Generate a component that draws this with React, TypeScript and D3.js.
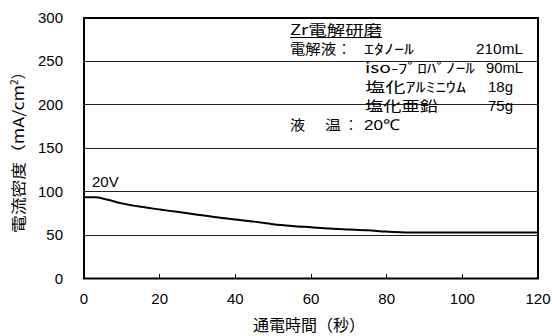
import React, { useEffect, useRef } from 'react'
import * as d3 from 'd3'

// 通電時間(秒) vs 電流密度
const times = [0, 3, 6, 10, 15, 20, 25, 30, 35, 40, 45, 50, 55, 60, 65, 70, 75, 80, 86, 90, 100, 110, 120]
const density = [93.5, 93.5, 91, 86.5, 82.5, 79.5, 76.5, 73.5, 70.5, 68, 65.5, 62.5, 60.5, 59, 57.5, 56.5, 55.5, 54, 53, 53, 53, 53, 53]
const xTicks = [0, 20, 40, 60, 80, 100, 120]
const yTicks = [0, 50, 100, 150, 200, 250, 300]

// annotation: [text, x, baseline y, width, font]
const notes: [string, number, number, number, string][] = [
  ['電解液', 290, 54, 46, 'jp'],
  ['：', 338, 54, 12, 'jp'],
  ['ｴﾀﾉｰﾙ', 364, 54, 50, 'jp'],
  ['210mL', 476, 54, 47, 'num'],
  ['iso-ﾌﾟﾛﾊﾟﾉｰﾙ', 365, 73, 110, 'jp'],
  ['90mL', 486, 73, 37, 'num'],
  ['塩化ｱﾙﾐﾆｳﾑ', 365, 92, 101, 'jp'],
  ['18g', 488, 92, 25, 'num'],
  ['塩化亜鉛', 365, 111, 73, 'jp'],
  ['75g', 488, 111, 25, 'num'],
  ['液', 290, 130, 15, 'jp'],
  ['温', 325, 130, 16, 'jp'],
  ['：', 345, 130, 12, 'jp'],
  ['20℃', 364, 130, 36, 'num'],
]

const W = 552
const H = 336
const m = { left: 84, right: 538, top: 18, bottom: 278.5 }
const jp = '"Noto Sans CJK JP", sans-serif'
const num = '"Liberation Sans", Arial, sans-serif'

export default function App() {
  const svgRef = useRef<SVGSVGElement>(null)

  useEffect(() => {
    const svg = d3.select(svgRef.current)
    svg.selectAll('*').remove()

    const x = d3.scaleLinear().domain([0, 120]).range([m.left, m.right])
    const y = d3.scaleLinear().domain([0, 300]).range([m.bottom, m.top])

    // gridlines
    svg
      .append('g')
      .selectAll('line')
      .data(yTicks.filter((d) => d > 0 && d < 300))
      .join('line')
      .attr('x1', m.left)
      .attr('x2', m.right)
      .attr('y1', (d) => y(d))
      .attr('y2', (d) => y(d))
      .attr('stroke', '#222')
      .attr('stroke-width', 1)
      .attr('shape-rendering', 'crispEdges')

    // x ticks (inside)
    svg
      .append('g')
      .selectAll('line')
      .data(xTicks.slice(1, -1))
      .join('line')
      .attr('x1', (d) => x(d))
      .attr('x2', (d) => x(d))
      .attr('y1', m.bottom)
      .attr('y2', m.bottom - 5)
      .attr('stroke', '#000')
      .attr('shape-rendering', 'crispEdges')

    // curve
    const line = d3
      .line<number>()
      .x((_, i) => x(times[i]))
      .y((d) => y(d))
      .curve(d3.curveMonotoneX)
    svg
      .append('path')
      .datum(density)
      .attr('d', line)
      .attr('fill', 'none')
      .attr('stroke', '#000')
      .attr('stroke-width', 2)

    // frame
    svg
      .append('rect')
      .attr('x', m.left)
      .attr('y', m.top)
      .attr('width', m.right - m.left)
      .attr('height', m.bottom - m.top)
      .attr('fill', 'none')
      .attr('stroke', '#000')
      .attr('stroke-width', 2)

    // tick labels
    svg
      .append('g')
      .selectAll('text')
      .data(yTicks)
      .join('text')
      .attr('x', 63)
      .attr('y', (d) => y(d) + 5)
      .attr('text-anchor', 'end')
      .attr('font-family', num)
      .attr('font-size', 15)
      .text((d) => d)
    svg
      .append('g')
      .selectAll('text')
      .data(xTicks)
      .join('text')
      .attr('x', (d) => x(d))
      .attr('y', 304)
      .attr('text-anchor', 'middle')
      .attr('font-family', num)
      .attr('font-size', 15)
      .text((d) => d)

    // axis titles
    svg
      .append('text')
      .attr('x', 253)
      .attr('y', 331)
      .attr('font-family', jp)
      .attr('font-size', 16)
      .attr('textLength', 112)
      .attr('lengthAdjust', 'spacingAndGlyphs')
      .text('通電時間（秒）')
    const yl = svg
      .append('text')
      .attr('transform', 'translate(24,233) rotate(-90)')
      .attr('font-family', jp)
      .attr('font-size', 15)
    yl.append('tspan').attr('textLength', 148).attr('lengthAdjust', 'spacingAndGlyphs').text('電流密度（mA/cm')
    yl.append('tspan').attr('dy', -6).attr('font-size', 10).text('2')
    yl.append('tspan').attr('dy', 6).text('）')

    svg
      .append('text')
      .attr('x', 92)
      .attr('y', 187)
      .attr('font-family', num)
      .attr('font-size', 15)
      .text('20V')

    // annotation
    const note = svg.append('g').attr('font-size', 14)
    note
      .append('text')
      .attr('x', 290)
      .attr('y', 35)
      .attr('font-family', jp)
      .attr('textLength', 92)
      .attr('lengthAdjust', 'spacingAndGlyphs')
      .text('Zr電解研磨')
    note
      .append('line')
      .attr('x1', 290)
      .attr('x2', 382)
      .attr('y1', 37.5)
      .attr('y2', 37.5)
      .attr('stroke', '#000')
      .attr('stroke-width', 1)
    note
      .selectAll('text.n')
      .data(notes)
      .join('text')
      .attr('class', 'n')
      .attr('x', (d) => d[1])
      .attr('y', (d) => d[2])
      .attr('textLength', (d) => d[3])
      .attr('lengthAdjust', 'spacingAndGlyphs')
      .attr('font-family', (d) => (d[4] === 'jp' ? jp : num))
      .attr('font-size', (d) => (d[4] === 'jp' ? 14 : 15))
      .text((d) => d[0])
  }, [])

  return (
    <svg
      ref={svgRef}
      width={W}
      height={H}
      style={{ position: 'absolute', left: 0, top: 0, background: '#fff' }}
    />
  )
}
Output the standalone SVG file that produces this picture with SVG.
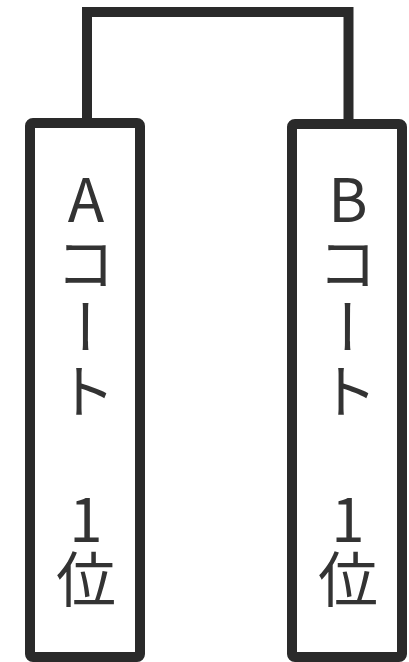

--

Tally the lines of the data that contain the string "with" and report the total alone.

Output below. 2